A far more meaningful film now given the climate of the world at hand, Soul is a deeply-felt, oft-hilarious, more experimental effort from Pixar that serves as a lovely ode to both life and death. Whilst it absolutely deserves the cinema treatment it’s unfortunately being denied – the film will stream from December 25th on Disney+ – one can understand why the studio big wigs opted for this route rather than preserve it for next year. It’s a hard sell of a movie – much like Up and Inside Out, Soul tackles a heavy issue without downplaying the emotional severity for younger audiences – but it feels like it’ll garner that much more of a sensitive response when viewed at the tail-end of a year such as this.

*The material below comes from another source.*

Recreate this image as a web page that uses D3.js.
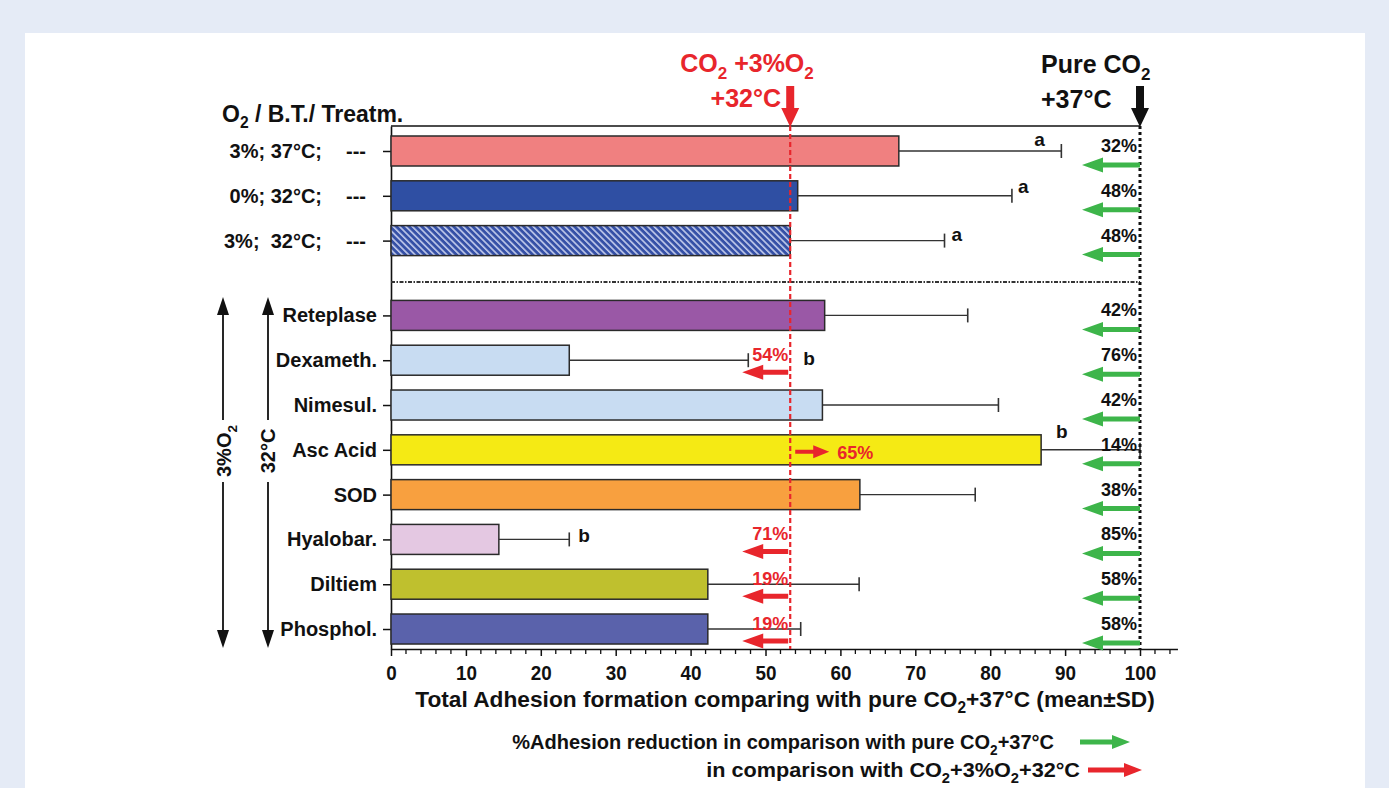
<!DOCTYPE html>
<html><head><meta charset="utf-8">
<script src="https://cdn.jsdelivr.net/npm/d3@7"></script>
<style>
body{margin:0;background:#e5ebf6;}
svg{display:block;font-family:"Liberation Sans",Arial,Helvetica,sans-serif;font-weight:bold;}
</style>
</head><body><svg id="c" width="1389" height="788"></svg>
<script>
// ---------------- DATA ----------------
const categories = ["3%; 37°C;", "0%; 32°C;", "3%;  32°C;", "Reteplase", "Dexameth.", "Nimesul.", "Asc Acid", "SOD", "Hyalobar.", "Diltiem", "Phosphol."];
const isBaseline = [true, true, true, false, false, false, false, false, false, false, false];
const means = [67.8, 54.3, 53.3, 57.9, 23.8, 57.6, 86.8, 62.6, 14.4, 42.3, 42.3];
const sds   = [21.7, 28.6, 20.6, 19.1, 23.9, 23.5, 13.2, 15.4, 9.4, 20.2, 12.4];
const greenPct = [32, 48, 48, 42, 76, 42, 14, 38, 85, 58, 58];
const redPct   = [null, null, null, null, 54, null, 65, null, 71, 19, 19];
const sigLetters = ["a", "a", "a", "", "b", "", "b", "", "b", "", ""];
const refValue = 53.3;    // CO2 + 3%O2 + 32°C
const pureValue = 100;    // pure CO2 + 37°C
const xTicks = [0, 10, 20, 30, 40, 50, 60, 70, 80, 90, 100];
const barColors = ["#f08080", "#2f4fa3", "url(#hatch)", "#9a58a6", "#c8dcf2", "#c8dcf2", "#f5ea14", "#f8a03f", "#e4c8e2", "#bfc02e", "#5a62ab"];

// layout offsets for significance letters (px, relative to error-bar end)
const letterDx = [-27, 6, 7, 0, 55, 0, -84, 0, 9, 0, 0];
const letterDy = [-5, -3, 0, 0, 5, 0, -12, 0, 3, 0, 0];

// ---------------- SCALES ----------------
const svg = d3.select("#c");
const red = "#e8262c", green = "#3db54a";

const x = d3.scaleLinear().domain([0, 105]).range([391, 391 + 105 * 7.49]);
const slot = i => isBaseline[i] ? i : i + 0.67;
const y = d3.scaleLinear().domain([-0.558, 11.116]).range([126, 649]);
const barH = 30;

svg.append("rect").attr("x", 0).attr("y", 0).attr("width", 1389).attr("height", 788).attr("fill", "#e5ebf6");
svg.append("rect").attr("x", 25).attr("y", 33).attr("width", 1340).attr("height", 755).attr("fill", "#fff");

const defs = svg.append("defs");
const pat = defs.append("pattern").attr("id", "hatch").attr("patternUnits", "userSpaceOnUse")
  .attr("width", 4.5).attr("height", 4.5).attr("patternTransform", "rotate(-45)");
pat.append("rect").attr("width", 4.5).attr("height", 4.5).attr("fill", "#3550a6");
pat.append("rect").attr("width", 1.6).attr("height", 4.5).attr("fill", "#c3ccec");

function hArrow(xTail, xTip, yy, color, shaft, headL, headW) {
  const dir = Math.sign(xTip - xTail), xh = xTip - dir * headL;
  const pts = [[xTail, yy - shaft / 2], [xh, yy - shaft / 2], [xh, yy - headW / 2], [xTip, yy], [xh, yy + headW / 2], [xh, yy + shaft / 2], [xTail, yy + shaft / 2]];
  svg.append("polygon").attr("points", pts.map(p => p.join(",")).join(" ")).attr("fill", color);
}
function vArrow(xx, yTail, yTip, color, shaft, headL, headW) {
  const dir = Math.sign(yTip - yTail), yh = yTip - dir * headL;
  const pts = [[xx - shaft / 2, yTail], [xx - shaft / 2, yh], [xx - headW / 2, yh], [xx, yTip], [xx + headW / 2, yh], [xx + shaft / 2, yh], [xx + shaft / 2, yTail]];
  svg.append("polygon").attr("points", pts.map(p => p.join(",")).join(" ")).attr("fill", color);
}
function rich(parent, xx, yy, parts, size, opts = {}) {
  const t = parent.append("text").attr("x", xx).attr("y", yy).attr("font-size", size)
    .attr("fill", opts.fill || "#111").attr("text-anchor", opts.anchor || "start");
  if (opts.transform) t.attr("transform", opts.transform);
  let prevSub = false;
  const d = size * 0.28;
  parts.forEach(p => {
    const sub = Array.isArray(p);
    const s = sub ? p[0] : p;
    const ts = t.append("tspan").text(s).style("white-space", "pre");
    if (sub) { ts.attr("font-size", size * 0.68).attr("dy", prevSub ? 0 : d); }
    else if (prevSub) { ts.attr("dy", -d); }
    prevSub = sub;
  });
  return t;
}
function fitText(ax, ay, parts, size, width, anchor, fill) {
  const t = rich(svg, 0, 0, parts, size, { anchor, fill });
  const w = t.node().getBBox().width;
  t.attr("transform", `translate(${ax},${ay}) scale(${width / w},1)`);
  return t;
}

// ---------------- AXES ----------------
const xAxis = svg.append("g").attr("transform", "translate(0,649)")
  .call(d3.axisBottom(x).tickValues(xTicks).tickSize(7).tickSizeOuter(0).tickPadding(10));
xAxis.select(".domain").attr("stroke", "#111").attr("stroke-width", 1.6);
xAxis.selectAll(".tick line").attr("stroke", "#111").attr("stroke-width", 1.5);
xAxis.selectAll(".tick text").attr("font-size", 20).attr("fill", "#111")
  .attr("font-family", "'Liberation Sans',Arial,sans-serif").attr("font-weight", "bold").attr("dy", "0.7em")
  .attr("textLength", d => String(d).length * 10.5).attr("lengthAdjust", "spacingAndGlyphs");
const minor = d3.range(2, 105, 2).filter(v => v % 10 !== 0);
svg.append("g").selectAll("line").data(minor).join("line")
  .attr("x1", d => x(d)).attr("x2", d => x(d)).attr("y1", 649).attr("y2", 654)
  .attr("stroke", "#111").attr("stroke-width", 1.3);

const idx = d3.range(categories.length);
const yAxis = svg.append("g").attr("transform", "translate(391,0)")
  .call(d3.axisLeft(y).tickValues(idx.map(slot)).tickSize(8).tickSizeOuter(0).tickFormat(() => ""));
yAxis.select(".domain").attr("stroke", "#111").attr("stroke-width", 1.6);
yAxis.selectAll(".tick line").attr("stroke", "#111").attr("stroke-width", 1.5);

svg.append("line").attr("x1", x(0)).attr("x2", x(pureValue)).attr("y1", 126).attr("y2", 126)
  .attr("stroke", "#111").attr("stroke-width", 1.5);

const sepY = (y(slot(2)) + y(slot(3))) / 2 + 4;
svg.append("line").attr("x1", x(0)).attr("x2", x(pureValue)).attr("y1", sepY).attr("y2", sepY)
  .attr("stroke", "#333").attr("stroke-width", 2).attr("stroke-dasharray", "4,1.5,1.5,1.5");

idx.forEach(i => {
  const cy = y(slot(i));
  if (isBaseline[i]) {
    svg.append("text").attr("x", 322).attr("y", cy + 7).attr("text-anchor", "end").attr("font-size", 20)
      .attr("fill", "#111").style("white-space", "pre").text(categories[i]);
    svg.append("text").attr("x", 356).attr("y", cy + 7).attr("text-anchor", "middle").attr("font-size", 20)
      .attr("fill", "#111").text("---");
  } else {
    svg.append("text").attr("x", 377).attr("y", cy + 7).attr("text-anchor", "end").attr("font-size", 20)
      .attr("fill", "#111").text(categories[i]);
  }
});

rich(svg, 222, 122, ["O", ["2"], " / B.T./ Treatm."], 23);

// ---------------- ERROR BARS & BARS ----------------
idx.forEach(i => {
  const cy = y(slot(i));
  const xe = x(means[i] + sds[i]);
  svg.append("line").attr("x1", x(means[i])).attr("x2", xe).attr("y1", cy).attr("y2", cy)
    .attr("stroke", "#333").attr("stroke-width", 1.4);
  svg.append("line").attr("x1", xe).attr("x2", xe).attr("y1", cy - 7).attr("y2", cy + 7)
    .attr("stroke", "#333").attr("stroke-width", 1.6);
});
svg.append("g").selectAll("rect").data(idx).join("rect")
  .attr("x", x(0)).attr("y", i => y(slot(i)) - barH / 2)
  .attr("width", i => x(means[i]) - x(0)).attr("height", barH)
  .attr("fill", i => barColors[i]).attr("stroke", "#2a2a2a").attr("stroke-width", 1.5);

idx.forEach(i => {
  if (!sigLetters[i]) return;
  const cy = y(slot(i));
  svg.append("text").attr("x", x(means[i] + sds[i]) + letterDx[i]).attr("y", cy + letterDy[i])
    .attr("font-size", 19).attr("fill", "#111").text(sigLetters[i]);
});

// ---------------- REFERENCE LINES ----------------
svg.append("line").attr("x1", x(refValue)).attr("x2", x(refValue)).attr("y1", 126).attr("y2", 649)
  .attr("stroke", red).attr("stroke-width", 2.2).attr("stroke-dasharray", "5,3");
svg.append("line").attr("x1", x(pureValue)).attr("x2", x(pureValue)).attr("y1", 126).attr("y2", 649)
  .attr("stroke", "#111").attr("stroke-width", 3).attr("stroke-dasharray", "3,3");

vArrow(x(refValue), 86, 127, red, 8, 19, 18);
vArrow(x(pureValue), 86, 127, "#111", 8, 19, 18);
rich(svg, 747, 72, ["CO", ["2"], " +3%O", ["2"]], 25, { fill: red, anchor: "middle" });
svg.append("text").attr("x", 781).attr("y", 107).attr("text-anchor", "end").attr("font-size", 25).attr("fill", red).text("+32°C");
rich(svg, 1041, 73, ["Pure CO", ["2"]], 25, {});
svg.append("text").attr("x", 1041).attr("y", 108).attr("font-size", 25).attr("fill", "#111").text("+37°C");

// ---------------- PERCENT ANNOTATIONS ----------------
idx.forEach(i => {
  const cy = y(slot(i));
  svg.append("text").attr("x", x(pureValue) - 3).attr("y", cy + 1).attr("text-anchor", "end")
    .attr("font-size", 18).attr("fill", "#111").text(greenPct[i] + "%");
  hArrow(x(pureValue), x(pureValue) - 58, cy + 14, green, 5, 21, 15);
  if (redPct[i] != null) {
    if (means[i] < refValue) {
      svg.append("text").attr("x", x(refValue) - 2).attr("y", cy + 1).attr("text-anchor", "end")
        .attr("font-size", 18).attr("fill", red).text(redPct[i] + "%");
      hArrow(x(refValue) - 2, x(refValue) - 48, cy + 12, red, 5, 21, 15);
    } else {
      hArrow(x(refValue) + 5, x(refValue) + 39, cy + 2, red, 4, 16, 13);
      svg.append("text").attr("x", x(refValue) + 47).attr("y", cy + 9)
        .attr("font-size", 18).attr("fill", red).text(redPct[i] + "%");
    }
  }
});

// ---------------- LEFT GROUP ARROWS ----------------
[[223, 231, ["3%O", ["2"]]], [268, 275, ["32°C"]]].forEach(([lx, tx, parts]) => {
  vArrow(lx, 420, 297, "#111", 1.8, 18, 12);
  vArrow(lx, 482, 648, "#111", 1.8, 18, 12);
  rich(svg, 0, 0, parts, 20, { anchor: "middle", transform: `translate(${tx},451) rotate(-90)` });
});

// ---------------- AXIS TITLE & LEGEND ----------------
fitText(785, 707, ["Total Adhesion formation comparing with pure CO", ["2"], "+37°C (mean±SD)"], 23, 740, "middle");
fitText(1054, 749, ["%Adhesion reduction in comparison with pure CO", ["2"], "+37°C"], 21, 542, "end");
fitText(1080, 777, ["in comparison with CO", ["2"], "+3%O", ["2"], "+32°C"], 21, 374, "end");
hArrow(1080, 1130, 742, green, 5, 18, 14);
hArrow(1088, 1142, 770, red, 5, 18, 14);
</script></body></html>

Central to Soul is Joe (voiced by Jamie Foxx), a middle school music teacher with aspirations of making it as a professional musician. Unable to overcome the niggling doubt from his mother (Phylicia Rashad), Joe’s never quite made good on his obvious talent, and having a stable career as a teacher isn’t enough for him to lay his dream to rest. Experiencing one of those right-place-at-the-right-time moments, Joe runs into a former student, Curly (Questlove), who offers him the chance to play with one of his idols, jazz saxophonist Dorothea Williams (Angela Bassett). Acing the audition and asked to return that night, Joe is understandably on cloud 9, so much so that he doesn’t notice the open manhole in his path, an opening that he falls down, only to awaken in what he gathers is the after-life.

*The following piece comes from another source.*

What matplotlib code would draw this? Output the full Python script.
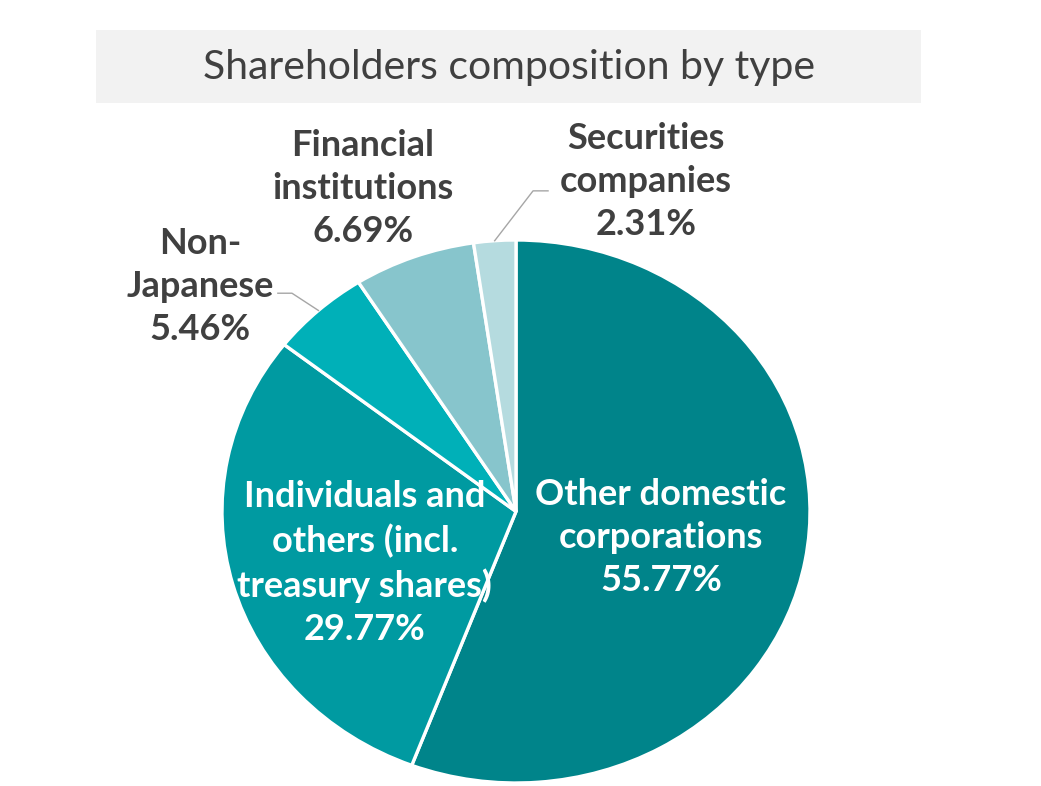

Yes, within the opening moments of Soul, director/co-writer Pete Docter (Inside Out) addresses the reality of death and how randomly it can strike. Joe’s awakening in the after-life, here known as The Great Beyond, is naturally met with confusion and he does all he can to make the most sense of his surroundings whilst avoiding the inevitable; his placement on an illuminated conveyor belt of sorts represents the pathway to oblivion, a metaphysical void that the surrounding souls all happily surrender to.
Plunging into another realm of existence, this one called The Great Before, Joe comes to realise he’s in a state of creation, a place where souls earn their attributes to what will ultimately shape them for when they leap into a portal that will assign them a new body to inhabit on Earth. This is deep stuff, and though the explanatory dialogue isn’t softened for younger audiences, the delightful use of computer generated effects and 2D animated renderings alleviate the narrative, likely to serve as a starting point for potentially informative communication between parents and their children.

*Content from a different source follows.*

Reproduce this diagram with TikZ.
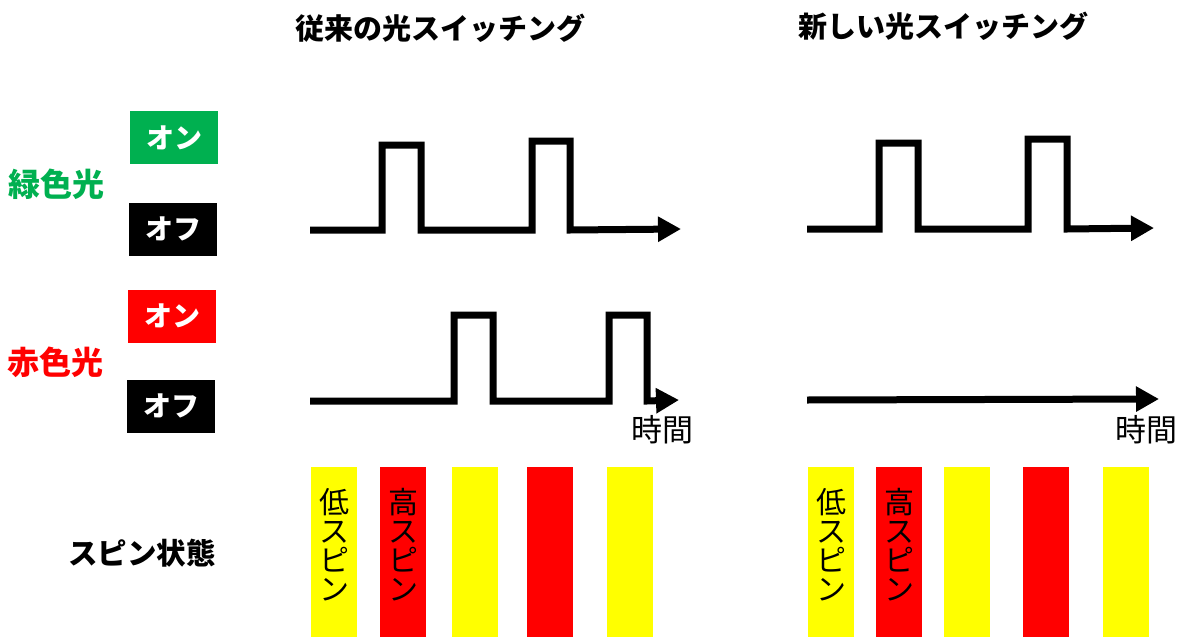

Unwilling to accept his own personal end, Joe manages to trick the powers-that-be of The Great Before that he is an assigned mentor, an authoritative figure who will help certain souls find their true calling. Under the impression he’s a famous doctor, The Great Before partner him with 22 (Tina Fey), a soul who has long been an irksome presence due to her dim view on life; as we learn, 22 has been assigned such mentors as Marie Antoinette and Abraham Lincoln in her time who have all tried and failed to motivate her. 22 not wanting to find a purpose for Earth and Joe wanting to return to his currently lifeless body means a deal is easily struck between the two, one that naturally will propel life-altering changes for the both of them.
A film of three distinct acts, Soul will genuinely surprise as to where it travels, and regardless of how much of the story you think you’ve seen from the film’s trailers, I can guarantee there’s so much more to be experienced, and certainly not something I intend on divulging. The film’s emotional aspect is obvious – don’t be surprised if it does elicit a tear or two from you – but the sheer broadness of Docter’s evidently warped sense of humour means Soul is, at times, immensely funny. Foxx and Fey share a genuine chemistry through their vocal work (she is easily the funnier of the two) and the unique casting of such proven comedians as Graham Norton, Richard Ayoade, and New Zealand talent Rachel House (Paula the welfare worker from Hunt for the Wilderpeople, for those uninitiated) as the various soul counsellors of The Great Before further its specific comedic personality.
An absolutely stunning film to visually behold – the photorealistic imagery of the real world narrative juxtaposed with the innovational renderings of the “unreality” of the Great Before is truly beautiful – Soul‘s formulation may be heavy-handed, but it’s obvious that Docter has very much thought of this film with children in mind, seemingly creating it as such so that conversations are born from what’s put forward. Life-affirming, full of joy, and unafraid to address the reality of death, Soul is a near-perfect present that we should all feel so lucky to be able to unwrap together this Christmas season.
FOUR AND A HALF STARS (OUT OF FIVE)
Soul is available to stream on Disney+ from December 25th, 2020.